▸ **The problem**: Which lines hold the word "matplotlib"? Copy each of them.

········

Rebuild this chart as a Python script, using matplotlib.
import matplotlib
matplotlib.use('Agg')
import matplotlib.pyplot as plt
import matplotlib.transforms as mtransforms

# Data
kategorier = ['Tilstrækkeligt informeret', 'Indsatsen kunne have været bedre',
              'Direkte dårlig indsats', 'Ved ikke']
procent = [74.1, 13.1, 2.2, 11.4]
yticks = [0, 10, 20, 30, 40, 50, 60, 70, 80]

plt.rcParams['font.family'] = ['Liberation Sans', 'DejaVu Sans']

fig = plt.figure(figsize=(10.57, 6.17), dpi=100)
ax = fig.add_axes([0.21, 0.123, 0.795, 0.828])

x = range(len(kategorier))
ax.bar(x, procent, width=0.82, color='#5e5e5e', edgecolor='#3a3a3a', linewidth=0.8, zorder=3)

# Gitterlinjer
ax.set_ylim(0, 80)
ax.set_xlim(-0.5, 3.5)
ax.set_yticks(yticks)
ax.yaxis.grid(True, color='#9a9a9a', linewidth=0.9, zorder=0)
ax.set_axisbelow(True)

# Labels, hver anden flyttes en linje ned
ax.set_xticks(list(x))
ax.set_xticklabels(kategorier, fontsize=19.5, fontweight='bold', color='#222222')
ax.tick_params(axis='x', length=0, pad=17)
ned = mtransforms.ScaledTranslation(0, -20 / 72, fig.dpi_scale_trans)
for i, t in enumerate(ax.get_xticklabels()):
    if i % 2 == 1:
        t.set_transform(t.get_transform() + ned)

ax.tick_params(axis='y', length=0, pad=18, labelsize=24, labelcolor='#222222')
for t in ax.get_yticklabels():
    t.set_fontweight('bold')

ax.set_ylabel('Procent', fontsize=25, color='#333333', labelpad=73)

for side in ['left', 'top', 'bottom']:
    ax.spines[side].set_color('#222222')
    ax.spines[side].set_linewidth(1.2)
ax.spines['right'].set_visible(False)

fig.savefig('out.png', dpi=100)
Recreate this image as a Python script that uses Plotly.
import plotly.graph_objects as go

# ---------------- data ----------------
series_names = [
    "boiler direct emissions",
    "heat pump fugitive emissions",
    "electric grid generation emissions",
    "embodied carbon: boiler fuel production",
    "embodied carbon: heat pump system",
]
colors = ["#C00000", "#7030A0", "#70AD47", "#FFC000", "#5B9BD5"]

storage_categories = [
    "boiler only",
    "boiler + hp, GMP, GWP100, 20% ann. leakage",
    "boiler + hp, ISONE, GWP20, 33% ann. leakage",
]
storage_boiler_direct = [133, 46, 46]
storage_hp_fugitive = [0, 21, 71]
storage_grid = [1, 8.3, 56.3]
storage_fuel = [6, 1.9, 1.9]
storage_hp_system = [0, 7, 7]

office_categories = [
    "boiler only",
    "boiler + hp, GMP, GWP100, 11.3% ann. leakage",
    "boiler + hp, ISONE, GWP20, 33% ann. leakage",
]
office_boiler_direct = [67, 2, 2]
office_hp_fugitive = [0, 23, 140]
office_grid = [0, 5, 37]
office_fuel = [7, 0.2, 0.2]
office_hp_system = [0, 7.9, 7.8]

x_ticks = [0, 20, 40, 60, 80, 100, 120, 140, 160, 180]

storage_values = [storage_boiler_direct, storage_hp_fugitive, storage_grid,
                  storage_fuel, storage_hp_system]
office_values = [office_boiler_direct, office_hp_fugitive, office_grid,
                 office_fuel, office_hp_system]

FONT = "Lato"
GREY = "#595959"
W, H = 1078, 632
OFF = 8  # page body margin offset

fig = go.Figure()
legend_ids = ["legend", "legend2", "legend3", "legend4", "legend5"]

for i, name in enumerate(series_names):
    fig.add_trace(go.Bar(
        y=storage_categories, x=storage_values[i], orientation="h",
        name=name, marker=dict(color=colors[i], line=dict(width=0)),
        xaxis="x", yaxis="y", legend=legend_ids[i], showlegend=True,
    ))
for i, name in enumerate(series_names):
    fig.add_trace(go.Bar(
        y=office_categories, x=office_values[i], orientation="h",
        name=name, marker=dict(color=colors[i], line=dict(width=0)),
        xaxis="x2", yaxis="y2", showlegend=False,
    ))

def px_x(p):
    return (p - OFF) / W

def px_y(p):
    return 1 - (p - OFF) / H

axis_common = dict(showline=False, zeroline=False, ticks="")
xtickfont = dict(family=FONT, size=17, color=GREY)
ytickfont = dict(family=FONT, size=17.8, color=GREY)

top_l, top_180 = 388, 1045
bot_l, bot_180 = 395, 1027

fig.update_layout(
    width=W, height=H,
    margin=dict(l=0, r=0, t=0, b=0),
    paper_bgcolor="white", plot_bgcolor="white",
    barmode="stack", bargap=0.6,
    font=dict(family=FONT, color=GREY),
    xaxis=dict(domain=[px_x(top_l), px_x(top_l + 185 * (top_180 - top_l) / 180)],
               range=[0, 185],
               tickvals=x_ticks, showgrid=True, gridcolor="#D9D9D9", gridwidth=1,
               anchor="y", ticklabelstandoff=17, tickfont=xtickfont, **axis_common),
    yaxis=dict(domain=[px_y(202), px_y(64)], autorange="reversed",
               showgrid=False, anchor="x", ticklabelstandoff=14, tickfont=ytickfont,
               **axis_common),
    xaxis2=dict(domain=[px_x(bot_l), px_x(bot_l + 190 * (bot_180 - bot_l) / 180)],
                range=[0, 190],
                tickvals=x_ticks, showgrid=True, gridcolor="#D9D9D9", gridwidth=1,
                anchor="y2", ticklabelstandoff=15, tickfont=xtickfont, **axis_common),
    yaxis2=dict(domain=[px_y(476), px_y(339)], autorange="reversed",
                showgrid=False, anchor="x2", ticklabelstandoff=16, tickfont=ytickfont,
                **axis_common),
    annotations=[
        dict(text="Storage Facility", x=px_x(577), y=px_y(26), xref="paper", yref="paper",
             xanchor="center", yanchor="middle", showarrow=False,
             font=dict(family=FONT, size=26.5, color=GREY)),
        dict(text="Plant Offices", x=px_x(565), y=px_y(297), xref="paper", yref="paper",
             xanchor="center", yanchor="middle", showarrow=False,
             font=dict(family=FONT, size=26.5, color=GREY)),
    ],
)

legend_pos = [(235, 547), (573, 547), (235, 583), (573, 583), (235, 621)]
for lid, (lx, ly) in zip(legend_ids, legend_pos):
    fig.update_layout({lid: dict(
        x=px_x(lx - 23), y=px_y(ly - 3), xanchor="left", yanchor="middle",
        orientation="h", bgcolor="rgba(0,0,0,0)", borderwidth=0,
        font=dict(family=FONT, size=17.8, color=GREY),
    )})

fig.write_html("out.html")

········

▸ **Task result**:
Rebuild this chart as a Python script, using matplotlib.
import matplotlib
matplotlib.use('Agg')
import matplotlib.pyplot as plt
import matplotlib.transforms as mtransforms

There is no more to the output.